It would be a “daunting task” for Amazon to replicate FedEx’s network, FedEx says.
FedEx executives expressed some interesting thoughts this week about the “retail revolution” brought on by e-commerce and the implications for expedited delivery companies. Their message: the world is changing, but we are successfully adapting.
During a conference call with analysts to discuss the Memphis-based company’s fiscal third-quarter earnings, EVP-market development and corporate communications Mike Glenn said the quarter, which included the 2015 holiday season, reinforced a number of express cargo delivery trends driven by e-ecommerce. He focused on three: 1) “Referring to a specific peak day [during the holiday season] is quickly becoming a thing of the past. As evidenced [in 2015], there were multiple days where volumes exceeded 25 million packages as consumer buying habits are changing … smoothing sales throughout the peak season.” 2) “More and more retailers are fulfilling e-commerce orders from individual stores or what we call store to home delivery.” 3) “We are seeing a significant increase in non-traditional items now being purchased online from mattresses to new swing sets and big screen TVs.”
Of course, one of the main drivers of the “retail revolution” is Amazon, which has announced it is wet leasing 20 Boeing 767 freighters from Air Transport Services Group (ATSG) to create an Amazon-dedicated air cargo network for US customers. Some pointed to the move as a sign that Amazon is looking to challenge FedEx and UPS in the expedited delivery arena. But while FedEx acknowledged that the ATSG deal will inevitably cut into its Amazon-related business, company executives say they do not view Amazon as a threat.

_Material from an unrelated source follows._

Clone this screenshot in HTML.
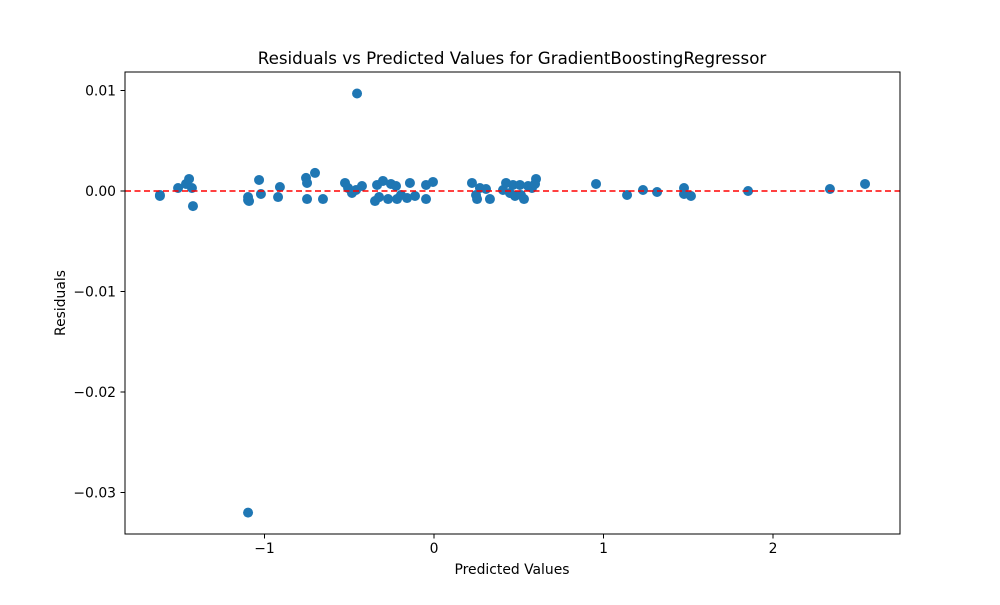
<!DOCTYPE html>
<html><head><meta charset="utf-8"><style>body{margin:0;background:#fff}svg{font-family:"DejaVu Sans","Liberation Sans",sans-serif}</style></head>
<body>
<svg id="chart" width="1000" height="600">
<rect x="0" y="0" width="1000" height="600" fill="#fff"/>
<text x="512" y="64" font-size="16.7" text-anchor="middle">Residuals vs Predicted Values for GradientBoostingRegressor</text>
<text x="512" y="574" font-size="13.9" text-anchor="middle">Predicted Values</text>
<text x="65" y="303" font-size="13.9" text-anchor="middle" transform="rotate(-90 65 303)">Residuals</text>
<g id="grid"></g>
<g id="pts"></g>
<rect x="125" y="72" width="775" height="462" fill="none" stroke="#000" stroke-width="1"/>
</svg>
<script>
const xs=[-1.617,-1.617,-1.510,-1.463,-1.445,-1.428,-1.422,-1.097,-1.097,-1.091,-1.032,-1.021,-0.920,-0.909,-0.755,-0.749,-0.749,-0.702,-0.655,-0.525,-0.507,-0.484,-0.460,-0.425,-0.348,-0.336,-0.324,-0.301,-0.271,-0.254,-0.224,-0.218,-0.195,-0.159,-0.142,-0.112,-0.047,-0.047,-0.006,-0.454,-1.097,0.224,0.248,0.254,0.271,0.307,0.330,0.407,0.425,0.448,0.466,0.478,0.507,0.513,0.531,0.555,0.578,0.602,0.596,0.956,1.139,1.233,1.316,1.475,1.475,1.516,1.853,2.336,2.543];
const ys=[-0.0004,-0.0005,0.0003,0.0007,0.0012,0.0003,-0.0015,-0.0006,-0.0009,-0.0010,0.0011,-0.0003,-0.0006,0.0004,0.0013,0.0008,-0.0008,0.0018,-0.0008,0.0008,0.0003,-0.0002,0.0001,0.0005,-0.0010,0.0006,-0.0006,0.0010,-0.0008,0.0007,0.0005,-0.0008,-0.0004,-0.0007,0.0008,-0.0005,-0.0008,0.0006,0.0009,0.0097,-0.0320,0.0008,-0.0004,-0.0008,0.0003,0.0002,-0.0008,0.0001,0.0008,-0.0002,0.0006,-0.0005,0.0006,-0.0004,-0.0008,0.0005,0.0003,0.0012,0.0007,0.0007,-0.0004,0.0001,-0.0001,0.0003,-0.0003,-0.0005,0.0000,0.0002,0.0007];
const xTicks=[-1,0,1,2];
const yTicks=[0.01,0.00,-0.01,-0.02,-0.03];
const yTickLabels=["0.01","0.00","\u22120.01","\u22120.02","\u22120.03"];
const X=v=>434+v*169.5, Y=v=>191-v*10050;
const NS="http://www.w3.org/2000/svg";
const g=document.getElementById('grid'), p=document.getElementById('pts');
function mk(t,a,parent){const e=document.createElementNS(NS,t);for(const k in a)e.setAttribute(k,a[k]);parent.appendChild(e);return e;}
xTicks.forEach(v=>{
 const l=mk('line',{x1:X(v),x2:X(v),y1:534,y2:538.5,stroke:'#000'},g);
 
 
 const t=mk('text',{x:X(v),y:553,'font-size':13.9,'text-anchor':'middle'},g);
 t.textContent=v<0?'\u2212'+Math.abs(v):String(v);
 
 
});
yTicks.forEach((v,i)=>{
 const l=mk('line',{x1:120.5,x2:125,y1:Y(v),y2:Y(v),stroke:'#000'},g);
 
 
 const t=mk('text',{x:116,y:Y(v)+5,'font-size':13.9,'text-anchor':'end'},g);
 t.textContent=yTickLabels[i];
 
 
});
xs.forEach((x,i)=>{
 const c=mk('circle',{cx:X(x),cy:Y(ys[i]),r:5,fill:'#1f77b4'},p);
 
 
});
const z=mk('line',{x1:125,x2:900,y1:Y(0),y2:Y(0),stroke:'#ff0000','stroke-width':1.6,'stroke-dasharray':'6,3.5'},p);


</script>
</body></html>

Glenn noted that 95% of all e-commerce orders placed in the US today are delivered by either FedEx, the US Postal Service or UPS. “In fact, if we were to isolate our e-commerce business one could argue that FedEx is one of the most profitable e-commerce companies in business today,” he said.
Glenn added that “Amazon is a valuable customer that we’ve worked with for many years and we expect to work with them for many years to come … We’ve been aware of Amazon’s need for supplemental capacity related to inventory management, which is driving some of the investments they are making in transportation.”
He noted that “large retailers have long had their own transportation capabilities, primarily to enable movement and positioning of inventory across their store and fulfillment locations.” But reports that Amazon could actually compete head-to-head with FedEx shouldn’t be taken seriously, he argued.
“The reality is it will be a daunting task requiring tens of billions of dollars in capital and years to build sufficient scale and density to replicate existing networks like FedEx,” Glenn said. He and CFO Alan Graf said FedEx could withstand a small hit to its Amazon-related business without much damage.
“No single customer represents over 3% of our total revenue, so we are not exposed to any one customer and we try to manage our business so that we don’t get over exposed in that regard,” Graf explained. “So we’re well positioned for growth long term and … Amazon is a good customer we expect to be a good customer long term.”